SB 1951
🟢Relating to the imposition of a penalty for failure to timely file a rendition statement or property report with the chief appraiser of an appraisal district.
🟢 SB 1951: Ending appraisal district cut from late penalties
What it says it does:
This bill sets rules for how appraisal districts notify taxpayers about late-filing penalties and requires those penalties to be clearly shown on the tax bill.
What it actually changes:
Appraisal districts must send penalty notices by June 1, mail them with the annual value notice, and list penalties separately on tax bills. It also ends the rule that let appraisal districts keep five percent of penalty collections.
Who is pushing for it:
Supporters in the files include Ryan LLC, Texas Taxpayers and Research Association, and the Texas Association of Property Tax Professionals.
Who benefits:
Taxpayers gain clearer notice and transparency, and local governments like schools and cities get the full penalty revenue.
Who gets left out or exposed:
Appraisal districts lose the small five percent revenue share they used to keep. They also take on extra mailing and process work without new funding.

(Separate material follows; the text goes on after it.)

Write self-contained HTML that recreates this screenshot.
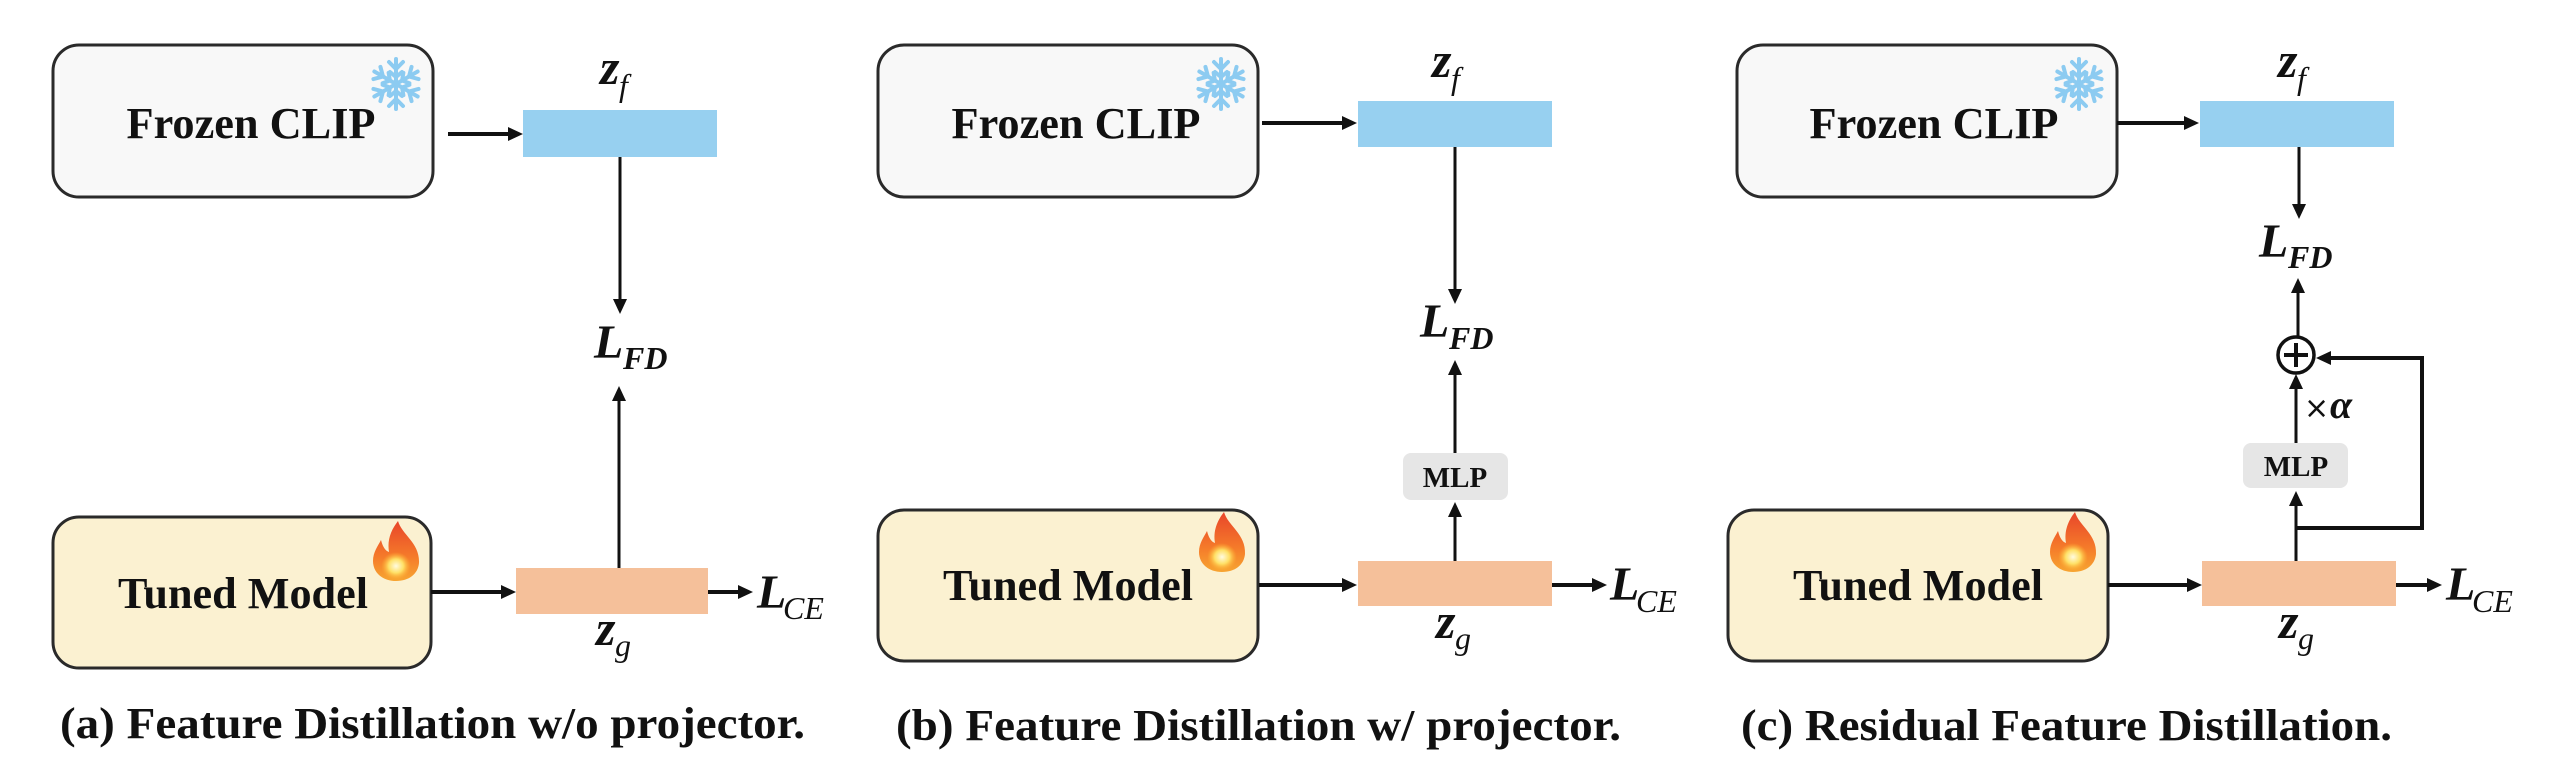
<!DOCTYPE html>
<html><head><meta charset="utf-8"><style>
html,body{margin:0;padding:0;background:#fff;}
svg{display:block;}
.box{stroke:#2a2a2a;stroke-width:3;}
.lbl{font-family:"Liberation Serif",serif;font-weight:bold;font-size:44px;fill:#111;}
.mlp{font-family:"Liberation Serif",serif;font-weight:bold;font-size:29px;fill:#111;}
.mi{font-family:"Liberation Serif",serif;font-style:italic;fill:#111;}
.ln{stroke:#111;stroke-width:3;fill:none;}
.lnt{stroke:#111;stroke-width:4;fill:none;}
</style></head><body>
<svg width="2554" height="758" viewBox="0 0 2554 758" xmlns="http://www.w3.org/2000/svg">
<defs>
  <linearGradient id="fg" x1="0" y1="0" x2="0" y2="1">
    <stop offset="0" stop-color="#e8452a"/>
    <stop offset="0.6" stop-color="#f57b2a"/>
    <stop offset="1" stop-color="#f7a531"/>
  </linearGradient>
  <radialGradient id="fy" cx="0.5" cy="0.5" r="0.5">
    <stop offset="0" stop-color="#fffbe0"/>
    <stop offset="0.5" stop-color="#ffe066"/>
    <stop offset="1" stop-color="#ffb030" stop-opacity="0"/>
  </radialGradient>
  <g id="fire">
    <path d="M26 0 C30 14 48 22 47 42 C46 53 37 60 24 60 C11 60 1 52 1 40 C1 31 6 25 9 19 C11 27 14 30 17 31 C15 19 19 9 26 0 Z" fill="url(#fg)"/>
    <ellipse cx="24" cy="45" rx="15" ry="14" fill="url(#fy)"/>
  </g>
  <g id="snow" stroke="#8ccbf1" stroke-width="4" stroke-linecap="round" fill="none">
    <g id="arm"><line x1="0" y1="0" x2="0" y2="-25"/><polyline points="-7,-22 0,-15 7,-22"/><polyline points="-6,-12 0,-7 6,-12"/></g>
    <use href="#arm" transform="rotate(60)"/>
    <use href="#arm" transform="rotate(120)"/>
    <use href="#arm" transform="rotate(180)"/>
    <use href="#arm" transform="rotate(240)"/>
    <use href="#arm" transform="rotate(300)"/>
  </g>
</defs>

<!-- ===== Panel (a) ===== -->
<rect class="box" x="53" y="45" width="380" height="152" rx="26" fill="#f8f8f8"/>
<text class="lbl" x="251" y="138" text-anchor="middle" textLength="249" lengthAdjust="spacingAndGlyphs">Frozen CLIP</text>
<use href="#snow" transform="translate(396,84)"/>
<line class="lnt" x1="448" y1="134" x2="510" y2="134"/><polygon points="523,134 508,127 508,141" fill="#111"/>
<rect x="523" y="110" width="194" height="47" fill="#97d0f0"/>
<text class="mi" x="600" y="84" font-size="50" font-weight="bold">z</text><text class="mi" x="619" y="96" font-size="32">f</text>
<line class="ln" x1="620" y1="157" x2="620" y2="300"/><polygon points="620,314 613,299 627,299" fill="#111"/>
<text class="mi" x="594" y="358" font-size="48" font-weight="bold">L</text><text class="mi" x="623" y="369" font-size="32" font-weight="bold">FD</text>
<line class="ln" x1="619" y1="568" x2="619" y2="400"/><polygon points="619,386 612,401 626,401" fill="#111"/>
<rect class="box" x="53" y="517" width="378" height="151" rx="26" fill="#fbf1d1"/>
<text class="lbl" x="243" y="608" text-anchor="middle" textLength="250" lengthAdjust="spacingAndGlyphs">Tuned Model</text>
<use href="#fire" transform="translate(372,521)"/>
<line class="lnt" x1="431" y1="592" x2="502" y2="592"/><polygon points="516,592 501,585 501,599" fill="#111"/>
<rect x="516" y="568" width="192" height="46" fill="#f5c09a"/>
<line class="lnt" x1="708" y1="592" x2="740" y2="592"/><polygon points="753,592 738,585 738,599" fill="#111"/>
<text class="mi" x="757" y="608" font-size="48" font-weight="bold">L</text><text class="mi" x="783" y="619" font-size="32">CE</text>
<text class="mi" x="596" y="645" font-size="50" font-weight="bold">z</text><text class="mi" x="615" y="656" font-size="32">g</text>
<text class="lbl" x="60" y="738" textLength="745" lengthAdjust="spacingAndGlyphs">(a) Feature Distillation w/o projector.</text>

<!-- ===== Panel (b) ===== -->
<rect class="box" x="878" y="45" width="380" height="152" rx="26" fill="#f8f8f8"/>
<text class="lbl" x="1076" y="138" text-anchor="middle" textLength="249" lengthAdjust="spacingAndGlyphs">Frozen CLIP</text>
<use href="#snow" transform="translate(1221,84)"/>
<line class="lnt" x1="1262" y1="123" x2="1343" y2="123"/><polygon points="1357,123 1342,116 1342,130" fill="#111"/>
<rect x="1358" y="101" width="194" height="46" fill="#97d0f0"/>
<text class="mi" x="1432" y="77" font-size="50" font-weight="bold">z</text><text class="mi" x="1451" y="89" font-size="32">f</text>
<line class="ln" x1="1455" y1="147" x2="1455" y2="290"/><polygon points="1455,304 1448,289 1462,289" fill="#111"/>
<text class="mi" x="1420" y="337" font-size="48" font-weight="bold">L</text><text class="mi" x="1449" y="349" font-size="32" font-weight="bold">FD</text>
<line class="ln" x1="1455" y1="453" x2="1455" y2="374"/><polygon points="1455,360 1448,375 1462,375" fill="#111"/>
<rect x="1403" y="453" width="105" height="47" rx="8" fill="#e6e6e6"/>
<text class="mlp" x="1455" y="487" text-anchor="middle">MLP</text>
<line class="ln" x1="1455" y1="561" x2="1455" y2="516"/><polygon points="1455,502 1448,517 1462,517" fill="#111"/>
<rect class="box" x="878" y="510" width="380" height="151" rx="26" fill="#fbf1d1"/>
<text class="lbl" x="1068" y="600" text-anchor="middle" textLength="250" lengthAdjust="spacingAndGlyphs">Tuned Model</text>
<use href="#fire" transform="translate(1198,512)"/>
<line class="lnt" x1="1259" y1="585" x2="1343" y2="585"/><polygon points="1357,585 1342,578 1342,592" fill="#111"/>
<rect x="1358" y="561" width="194" height="45" fill="#f5c09a"/>
<line class="lnt" x1="1552" y1="585" x2="1593" y2="585"/><polygon points="1607,585 1592,578 1592,592" fill="#111"/>
<text class="mi" x="1610" y="600" font-size="48" font-weight="bold">L</text><text class="mi" x="1636" y="612" font-size="32">CE</text>
<text class="mi" x="1436" y="638" font-size="50" font-weight="bold">z</text><text class="mi" x="1455" y="649" font-size="32">g</text>
<text class="lbl" x="896" y="740" textLength="725" lengthAdjust="spacingAndGlyphs">(b) Feature Distillation w/ projector.</text>

<!-- ===== Panel (c) ===== -->
<rect class="box" x="1737" y="45" width="380" height="152" rx="26" fill="#f8f8f8"/>
<text class="lbl" x="1934" y="138" text-anchor="middle" textLength="249" lengthAdjust="spacingAndGlyphs">Frozen CLIP</text>
<use href="#snow" transform="translate(2079,84)"/>
<line class="lnt" x1="2117" y1="123" x2="2185" y2="123"/><polygon points="2199,123 2184,116 2184,130" fill="#111"/>
<rect x="2200" y="101" width="194" height="46" fill="#97d0f0"/>
<text class="mi" x="2278" y="77" font-size="50" font-weight="bold">z</text><text class="mi" x="2297" y="89" font-size="32">f</text>
<line class="ln" x1="2299" y1="147" x2="2299" y2="205"/><polygon points="2299,219 2292,204 2306,204" fill="#111"/>
<text class="mi" x="2259" y="257" font-size="48" font-weight="bold">L</text><text class="mi" x="2288" y="268" font-size="32" font-weight="bold">FD</text>
<line class="ln" x1="2298" y1="336" x2="2298" y2="292"/><polygon points="2298,278 2291,293 2305,293" fill="#111"/>
<circle cx="2296" cy="355" r="18" fill="#fff" stroke="#111" stroke-width="3.5"/>
<line class="lnt" x1="2284" y1="355" x2="2308" y2="355"/><line class="lnt" x1="2296" y1="343" x2="2296" y2="367"/>
<line class="ln" x1="2296" y1="443" x2="2296" y2="388"/><polygon points="2296,374 2289,389 2303,389" fill="#111"/>
<text x="2304" y="418" font-family="DejaVu Sans,sans-serif" font-size="30" fill="#111">×</text>
<text class="mi" x="2330" y="418" font-size="40" font-weight="bold">α</text>
<rect x="2243" y="443" width="105" height="45" rx="8" fill="#e6e6e6"/>
<text class="mlp" x="2296" y="476" text-anchor="middle">MLP</text>
<line class="ln" x1="2296" y1="561" x2="2296" y2="505"/><polygon points="2296,491 2289,506 2303,506" fill="#111"/>
<polyline class="lnt" points="2296,528 2422,528 2422,358 2330,358"/><polygon points="2316,358 2331,351 2331,365" fill="#111"/>
<rect class="box" x="1728" y="510" width="380" height="151" rx="26" fill="#fbf1d1"/>
<text class="lbl" x="1918" y="600" text-anchor="middle" textLength="250" lengthAdjust="spacingAndGlyphs">Tuned Model</text>
<use href="#fire" transform="translate(2049,512)"/>
<line class="lnt" x1="2108" y1="585" x2="2188" y2="585"/><polygon points="2202,585 2187,578 2187,592" fill="#111"/>
<rect x="2202" y="561" width="194" height="45" fill="#f5c09a"/>
<line class="lnt" x1="2396" y1="585" x2="2428" y2="585"/><polygon points="2442,585 2427,578 2427,592" fill="#111"/>
<text class="mi" x="2446" y="600" font-size="48" font-weight="bold">L</text><text class="mi" x="2472" y="612" font-size="32">CE</text>
<text class="mi" x="2279" y="638" font-size="50" font-weight="bold">z</text><text class="mi" x="2298" y="649" font-size="32">g</text>
<text class="lbl" x="1741" y="740" textLength="651" lengthAdjust="spacingAndGlyphs">(c) Residual Feature Distillation.</text>
</svg>
</body></html>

Why this matters long term:
It removes a financial incentive for appraisal districts to rely on penalty revenue and forces clearer communication with taxpayers. It also shifts all penalty funds to local taxing units.
What to watch next:
How appraisal districts adjust their processes and whether lawmakers later add electronic notice options or standard templates to reduce costs and confusion.
Bottom line:
SB 1951 is framed as a taxpayer fairness measure, making penalties more transparent and stopping appraisal districts from keeping a cut.